El juego de Trump, en consecuencia, es tan peligroso como el de su adversario. Apostar por la asfixia económica puede consolidar temporalmente su discurso de fuerza, pero también puede prolongar el sufrimiento de millones de venezolanos y abrir espacios a potencias rivales que aprovechan el vacío. Rusia y China, que ya han mostrado apoyo financiero y militar a Caracas, observan con satisfacción el desgaste de la hegemonía estadounidense en su propio hemisferio.
Al final, la advertencia de Trump a Maduro —esa mezcla de amenaza y desprecio— no deja de ser parte del teatro político global. Ambos líderes se necesitan. El uno, para demostrar que su país no se somete al imperio; el otro, para probar que aún puede dictar las reglas del juego. La diplomacia se convierte así en espectáculo, y el sufrimiento del pueblo venezolano en utilería de una puesta en escena que se repite con distintas máscaras a lo largo de la historia.

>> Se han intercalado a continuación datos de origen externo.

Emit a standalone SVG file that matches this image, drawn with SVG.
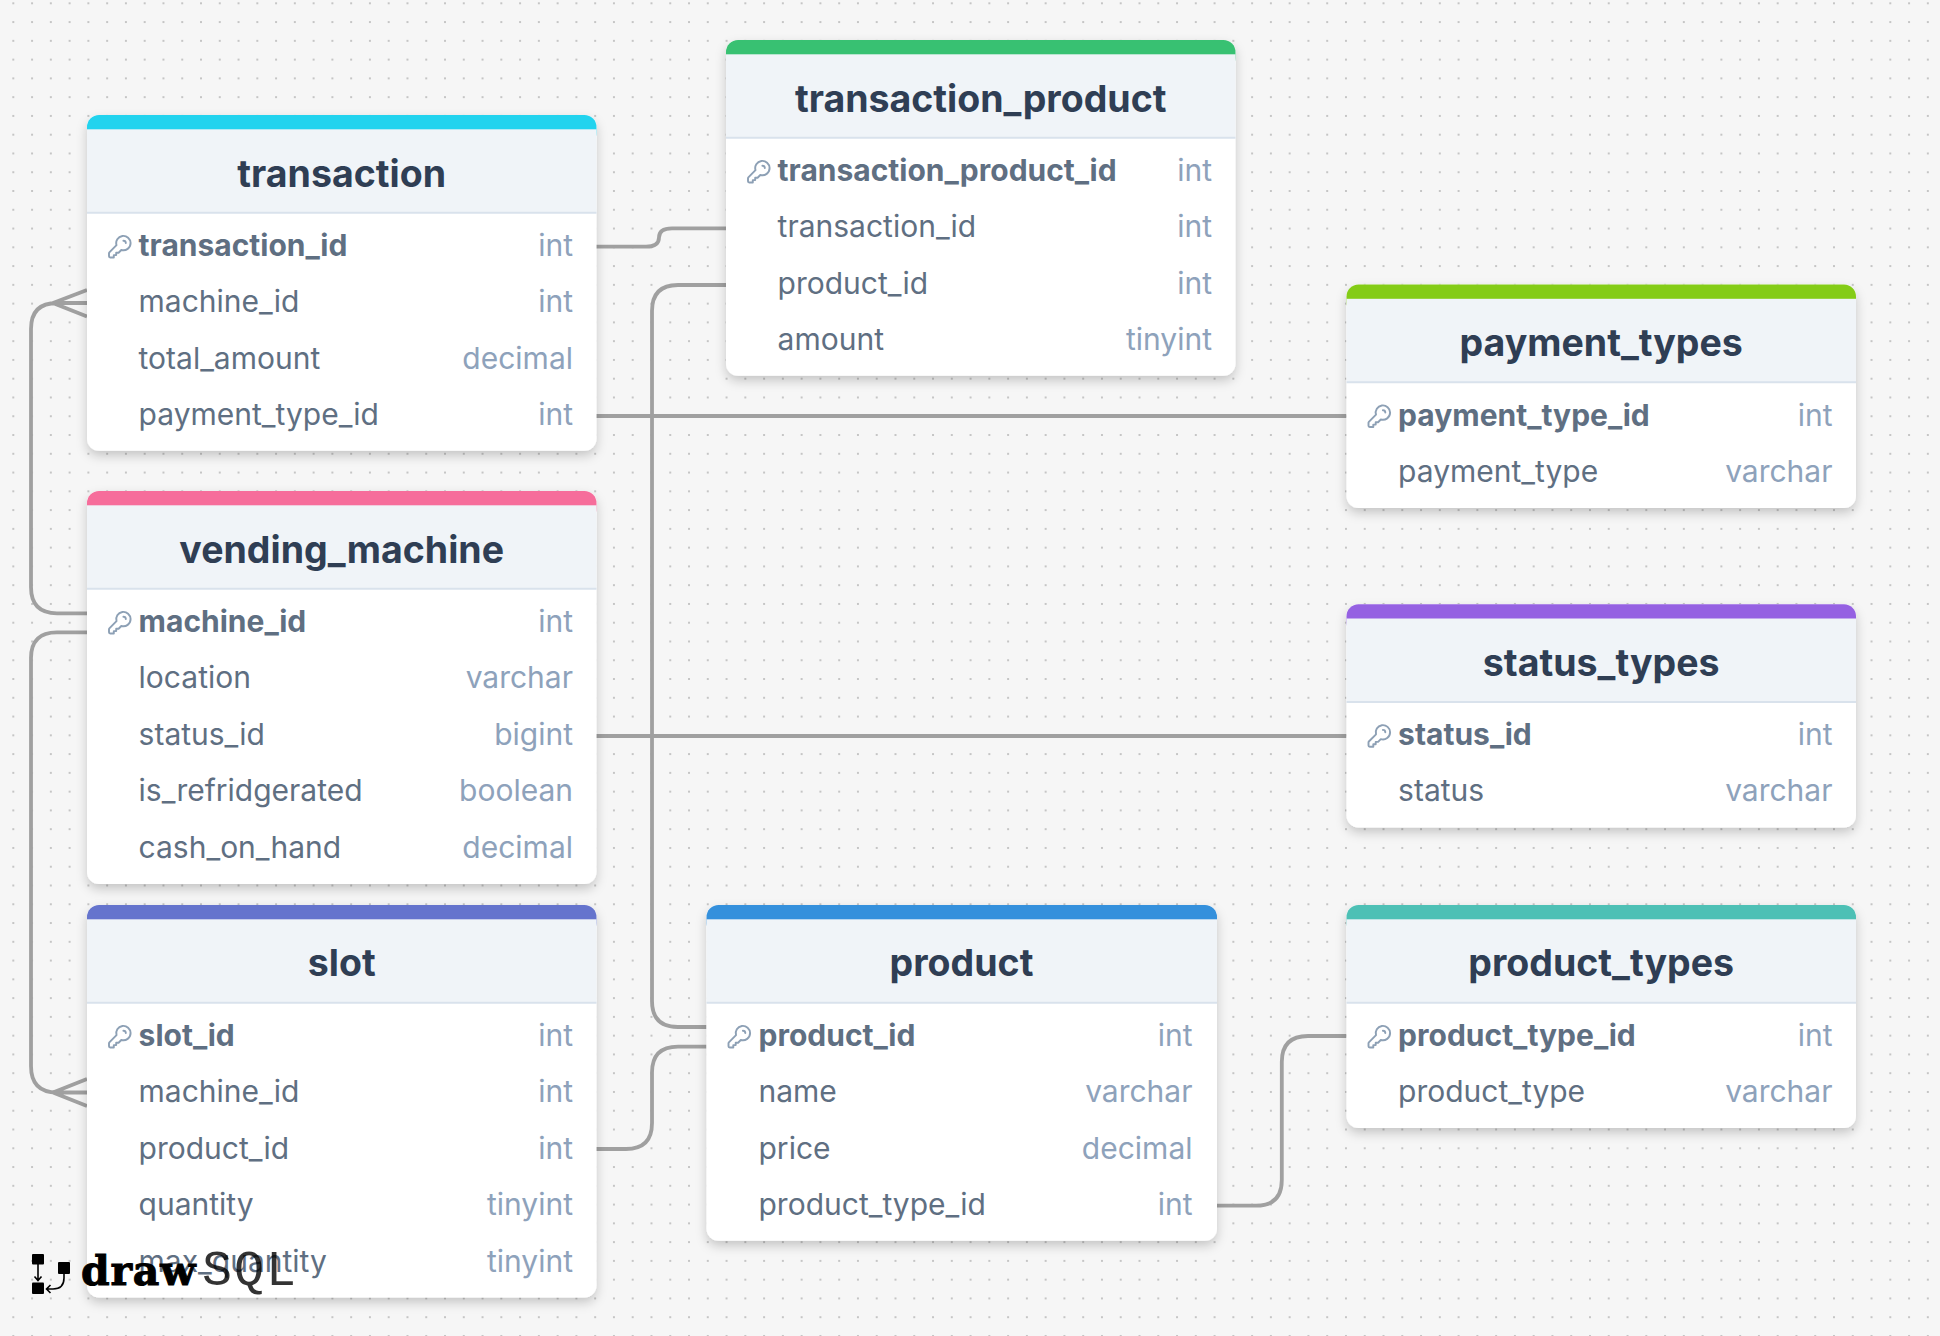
<svg xmlns="http://www.w3.org/2000/svg" xmlns:xlink="http://www.w3.org/1999/xlink" width="1940" height="1336" viewBox="0 0 1940 1336">
<style>
.bg{fill:#f6f6f6}
.card{fill:#fff;filter:url(#sh)}
.head{fill:#f0f4f8}
.sep{stroke:#d9e2ec;stroke-width:2}
text{font-family:Inter,"Noto Sans","Liberation Sans",sans-serif}
.title{font-size:37.5px;font-weight:700;fill:#2f3e54;text-anchor:middle}
.col{font-size:30px;font-weight:400;fill:#5f6f82}
.pk{font-weight:700}
.type{font-size:30px;fill:#8ea2bb;text-anchor:end}
.c{fill:none;stroke:#a0a0a0;stroke-width:3.8}
.key{fill:none;stroke:#8da0b5;stroke-width:1.6;stroke-linecap:round;stroke-linejoin:round}
</style>
<defs>
<pattern id="dots" width="18.77" height="18.77" patternUnits="userSpaceOnUse" patternTransform="translate(13.3 3.3)">
<circle cx="0" cy="0" r="1" fill="#b4b4b4"/><circle cx="18.77" cy="0" r="1" fill="#b4b4b4"/><circle cx="0" cy="18.77" r="1" fill="#b4b4b4"/><circle cx="18.77" cy="18.77" r="1" fill="#b4b4b4"/>
</pattern>
<filter id="sh" x="-10%" y="-10%" width="120%" height="125%"><feDropShadow dx="0" dy="5" stdDeviation="5.5" flood-color="#000" flood-opacity="0.2"/></filter>
<path id="key" class="key" transform="scale(1.2)" d="M15 7a2 2 0 012 2m4 0a6 6 0 01-7.743 5.743L11 17H9v2H7v2H4a1 1 0 01-1-1v-2.586a1 1 0 01.293-.707l5.964-5.964A6 6 0 1121 9z"/>
</defs>
<rect class="bg" width="1940" height="1336"/>
<rect fill="url(#dots)" width="1940" height="1336"/>
<g id="connectors">
<path class="c" d="M596 246.7H646Q659 246.7 659 237.5Q659 228.3 672 228.3H726"/>
<path class="c" d="M726 285H678Q652 285 652 311V1001Q652 1027 678 1027H706.5"/>
<path class="c" d="M596 416H1346.5"/>
<path class="c" d="M596 736H1346.5"/>
<path class="c" d="M87 613.3H57Q31 613.3 31 587V329Q31 303 57 303H87M87 290L53 303L87 316.5"/>
<path class="c" d="M87 632.3H57Q31 632.3 31 658V1066Q31 1092.5 57 1092.5H87M87 1079L53 1092.5L87 1106"/>
<path class="c" d="M596 1149H626Q652 1149 652 1123V1072.6Q652 1046.6 678 1046.6H706.5"/>
<path class="c" d="M1217 1205.7H1256Q1281.8 1205.7 1281.8 1180V1062Q1281.8 1036 1308 1036H1346.5"/>
</g>
<g id="transaction" transform="translate(87 115)">
<rect class="card" width="509.5" height="335.7" rx="12"/><rect fill="#22d3ee" width="509.5" height="30" rx="12"/><rect class="head" y="14.3" width="509.5" height="83.4"/><line class="sep" x2="509.5" y1="97.7" y2="97.7"/>
<text class="title" x="254.7" y="71.6">transaction</text>
<use href="#key" x="18.4" y="117.3"/>
<text class="col pk" x="51.6" y="141">transaction_id</text><text class="type" x="486" y="141">int</text>
<text class="col" x="51.6" y="197.3">machine_id</text><text class="type" x="486" y="197.3">int</text>
<text class="col" x="51.6" y="253.7">total_amount</text><text class="type" x="486" y="253.7">decimal</text>
<text class="col" x="51.6" y="310">payment_type_id</text><text class="type" x="486" y="310">int</text>
</g>
<g id="transaction_product" transform="translate(726 40)">
<rect class="card" width="509.5" height="335.7" rx="12"/><rect fill="#38c172" width="509.5" height="30" rx="12"/><rect class="head" y="14.3" width="509.5" height="83.4"/><line class="sep" x2="509.5" y1="97.7" y2="97.7"/>
<text class="title" x="254.7" y="71.6">transaction_product</text>
<use href="#key" x="18.4" y="117.3"/>
<text class="col pk" x="51.6" y="141">transaction_product_id</text><text class="type" x="486" y="141">int</text>
<text class="col" x="51.6" y="197.3">transaction_id</text><text class="type" x="486" y="197.3">int</text>
<text class="col" x="51.6" y="253.7">product_id</text><text class="type" x="486" y="253.7">int</text>
<text class="col" x="51.6" y="310">amount</text><text class="type" x="486" y="310">tinyint</text>
</g>
<g id="payment_types" transform="translate(1346.5 284.5)">
<rect class="card" width="509.5" height="223.4" rx="12"/><rect fill="#84cc16" width="509.5" height="30" rx="12"/><rect class="head" y="14.3" width="509.5" height="83.4"/><line class="sep" x2="509.5" y1="97.7" y2="97.7"/>
<text class="title" x="254.7" y="71.6">payment_types</text>
<use href="#key" x="18.4" y="117.3"/>
<text class="col pk" x="51.6" y="141">payment_type_id</text><text class="type" x="486" y="141">int</text>
<text class="col" x="51.6" y="197.3">payment_type</text><text class="type" x="486" y="197.3">varchar</text>
</g>
<g id="status_types" transform="translate(1346.5 604.2)">
<rect class="card" width="509.5" height="223.2" rx="12"/><rect fill="#9561e2" width="509.5" height="30" rx="12"/><rect class="head" y="14.3" width="509.5" height="83.4"/><line class="sep" x2="509.5" y1="97.7" y2="97.7"/>
<text class="title" x="254.7" y="71.6">status_types</text>
<use href="#key" x="18.4" y="117.3"/>
<text class="col pk" x="51.6" y="141">status_id</text><text class="type" x="486" y="141">int</text>
<text class="col" x="51.6" y="197.3">status</text><text class="type" x="486" y="197.3">varchar</text>
</g>
<g id="vending_machine" transform="translate(87 491)">
<rect class="card" width="509.5" height="393" rx="12"/><rect fill="#f66d9b" width="509.5" height="30" rx="12"/><rect class="head" y="14.3" width="509.5" height="83.4"/><line class="sep" x2="509.5" y1="97.7" y2="97.7"/>
<text class="title" x="254.7" y="71.6">vending_machine</text>
<use href="#key" x="18.4" y="117.3"/>
<text class="col pk" x="51.6" y="141">machine_id</text><text class="type" x="486" y="141">int</text>
<text class="col" x="51.6" y="197.3">location</text><text class="type" x="486" y="197.3">varchar</text>
<text class="col" x="51.6" y="253.7">status_id</text><text class="type" x="486" y="253.7">bigint</text>
<text class="col" x="51.6" y="310">is_refridgerated</text><text class="type" x="486" y="310">boolean</text>
<text class="col" x="51.6" y="367">cash_on_hand</text><text class="type" x="486" y="367">decimal</text>
</g>
<g id="slot" transform="translate(87 905)">
<rect class="card" width="509.5" height="392.5" rx="12"/><rect fill="#6574cd" width="509.5" height="30" rx="12"/><rect class="head" y="14.3" width="509.5" height="83.4"/><line class="sep" x2="509.5" y1="97.7" y2="97.7"/>
<text class="title" x="254.7" y="71.4">slot</text>
<use href="#key" x="18.4" y="117.3"/>
<text class="col pk" x="51.6" y="141">slot_id</text><text class="type" x="486" y="141">int</text>
<text class="col" x="51.6" y="197.3">machine_id</text><text class="type" x="486" y="197.3">int</text>
<text class="col" x="51.6" y="253.7">product_id</text><text class="type" x="486" y="253.7">int</text>
<text class="col" x="51.6" y="310">quantity</text><text class="type" x="486" y="310">tinyint</text>
<text class="col" x="51.6" y="366.5">max_quantity</text><text class="type" x="486" y="366.5">tinyint</text>
</g>
<g id="product" transform="translate(706.5 905)">
<rect class="card" width="510.5" height="335.7" rx="12"/><rect fill="#3490dc" width="510.5" height="30" rx="12"/><rect class="head" y="14.3" width="510.5" height="83.4"/><line class="sep" x2="510.5" y1="97.7" y2="97.7"/>
<text class="title" x="255" y="71.4">product</text>
<use href="#key" x="18.4" y="117.3"/>
<text class="col pk" x="52" y="141">product_id</text><text class="type" x="486" y="141">int</text>
<text class="col" x="52" y="197.3">name</text><text class="type" x="486" y="197.3">varchar</text>
<text class="col" x="52" y="253.7">price</text><text class="type" x="486" y="253.7">decimal</text>
<text class="col" x="52" y="310">product_type_id</text><text class="type" x="486" y="310">int</text>
</g>
<g id="product_types" transform="translate(1346.5 905)">
<rect class="card" width="509.5" height="222.9" rx="12"/><rect fill="#4dc0b5" width="509.5" height="30" rx="12"/><rect class="head" y="14.3" width="509.5" height="83.4"/><line class="sep" x2="509.5" y1="97.7" y2="97.7"/>
<text class="title" x="254.7" y="71.4">product_types</text>
<use href="#key" x="18.4" y="117.3"/>
<text class="col pk" x="51.6" y="141">product_type_id</text><text class="type" x="486" y="141">int</text>
<text class="col" x="51.6" y="197.3">product_type</text><text class="type" x="486" y="197.3">varchar</text>
</g>
<g id="watermark">
<rect x="32" y="1254" width="12" height="10.5" rx="1"/><rect x="58" y="1262" width="12" height="12" rx="1"/><rect x="32" y="1282.5" width="12" height="11.5" rx="1"/>
<path d="M38 1264V1280M34.5 1276.5L38 1280.5L41.5 1276.5M64 1274V1278Q64 1289 53 1289H47M50.5 1285L46.5 1289L50.5 1293" fill="none" stroke="#000" stroke-width="1.6"/>
<text x="81" y="1285" style="font-family:'DejaVu Serif',serif;font-size:41px;font-weight:700" letter-spacing="0.8" fill="#000" stroke="#000" stroke-width="1">draw</text>
<text x="202" y="1285" style="font-family:'Liberation Mono',monospace;font-size:50px;font-weight:400" letter-spacing="2" fill="#000" fill-opacity="0.8">SQL</text>
</g>
</svg>
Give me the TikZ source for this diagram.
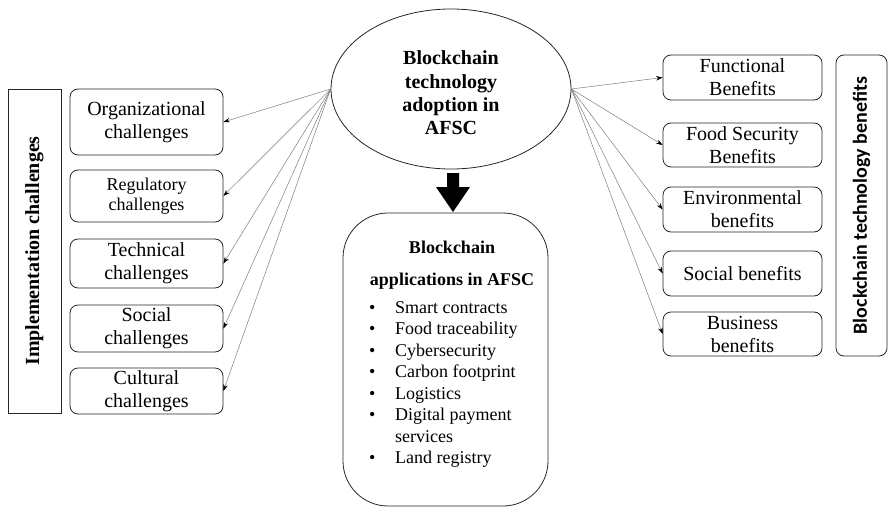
\documentclass[tikz,border=0pt]{standalone}
\usepackage{fontspec}
\setmainfont{Liberation Serif}
\newfontfamily\labelsans{Carlito}
\usetikzlibrary{shapes.geometric,arrows.meta}

\begin{document}
\begin{tikzpicture}[x=1pt,y=-1pt,
  box/.style={draw=black!85, line width=0.8pt, rounded corners=8pt, align=center,
    inner sep=0pt, font=\fontsize{20}{23}\selectfont},
  leftbox/.style={box, minimum width=153pt},
  rightbox/.style={box, minimum width=159pt},
  link/.style={draw=black!55, line width=0.45pt,
    -{Stealth[length=6.5pt,width=4.5pt,color=black]}},
]
\useasboundingbox (0,0) rectangle (888,508);

% central adoption ellipse and its title
\node[ellipse, draw=black!85, line width=0.8pt, minimum width=240pt, minimum height=160pt,
  inner sep=0pt] (ell) at (451,89) {};
\node[align=center, inner sep=0pt, font=\bfseries\fontsize{20}{23.4}\selectfont]
  (elltitle) at (451,93) {Blockchain\\technology\\adoption in\\AFSC};

% implementation challenges (left column)
\node[draw=black!85, line width=0.8pt, rotate=90, minimum width=324pt, minimum height=53pt,
  inner sep=0pt, font=\bfseries\fontsize{20}{24}\selectfont]
  (impl) at (34.5,251) {Implementation challenges};

\node[leftbox, minimum height=66pt] (org)  at (146.5,122)   {Organizational\\challenges};
\node[leftbox, minimum height=52pt, font=\fontsize{18}{20}\selectfont]
                                    (reg)  at (146.5,196)   {Regulatory\\challenges};
\node[leftbox, minimum height=49pt] (tech) at (146.5,263.5) {Technical\\challenges};
\node[leftbox, minimum height=47pt] (soc)  at (146.5,328.5) {Social\\challenges};
\node[leftbox, minimum height=46pt] (cult) at (146.5,391)   {Cultural\\challenges};

% benefits (right column)
\node[rightbox, minimum height=45pt] (func) at (742.5,77.5)  {Functional\\Benefits};
\node[rightbox, minimum height=44pt] (food) at (742.5,145)   {Food Security\\Benefits};
\node[rightbox, minimum height=45pt] (env)  at (742.5,209.5) {Environmental\\benefits};
\node[rightbox, minimum height=45pt] (socb) at (742.5,273.5) {Social benefits};
\node[rightbox, minimum height=44pt] (bus)  at (742.5,334)   {Business\\benefits};

\node[draw=black!85, line width=0.8pt, rounded corners=8pt, rotate=90,
  minimum width=301pt, minimum height=51pt, inner sep=0pt,
  font=\labelsans\bfseries\fontsize{20}{24}\selectfont]
  (ben) at (861.5,205.5) {Blockchain technology benefits};

% applications box
\node[draw=black!85, line width=0.8pt, rounded corners=45pt,
  minimum width=205pt, minimum height=293pt, inner sep=0pt]
  (app) at (445.5,359.5) {};
\node[anchor=base, inner sep=0pt, font=\bfseries\fontsize{18}{21.6}\selectfont]
  (apptitle) at (452,253)
  {\begin{tabular}[t]{@{}c@{}}Blockchain\\[10.4pt]applications in AFSC\end{tabular}};
\node[anchor=base west, inner sep=0pt, font=\fontsize{18}{21.5}\selectfont]
  (applist) at (369,313)
  {\begin{tabular}[t]{@{}p{26pt}@{}l@{}}
   \textbullet & Smart contracts\\
   \textbullet & Food traceability\\
   \textbullet & Cybersecurity\\
   \textbullet & Carbon footprint\\
   \textbullet & Logistics\\
   \textbullet & Digital payment\\
               & services\\
   \textbullet & Land registry
   \end{tabular}};

% block arrow from the ellipse down to the applications box
\fill[black] (447,173) -- (459,173) -- (459,187) -- (470,187) -- (453,212)
  -- (436,187) -- (447,187) -- cycle;

% connectors
\foreach \b in {org,reg,tech,soc,cult}
  \draw[link] (ell.west) -- (\b.east);
\foreach \b in {func,food,env,socb,bus}
  \draw[link] (ell.east) -- (\b.west);
\end{tikzpicture}
\end{document}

La verdadera pregunta no es si habrá guerra, sino si hay voluntad de paz. Porque mientras Washington y Caracas intercambian discursos incendiarios, la región entera observa con fatiga cómo los viejos fantasmas de la confrontación regresan disfrazados de modernidad. Trump amenaza, Maduro desafía, y en medio de ambos, América Latina vuelve a ser terreno de disputa entre egos, intereses y estrategias que poco tienen que ver con la libertad o la justicia.
En ese tablero, cada palabra cuenta, cada gesto tiene peso. Y cuando Trump dice que los días de Maduro están contados, quizá no hable de bombas ni de invasiones, sino de un lento y meticuloso cerco que busca cambiar la historia sin disparar un tiro.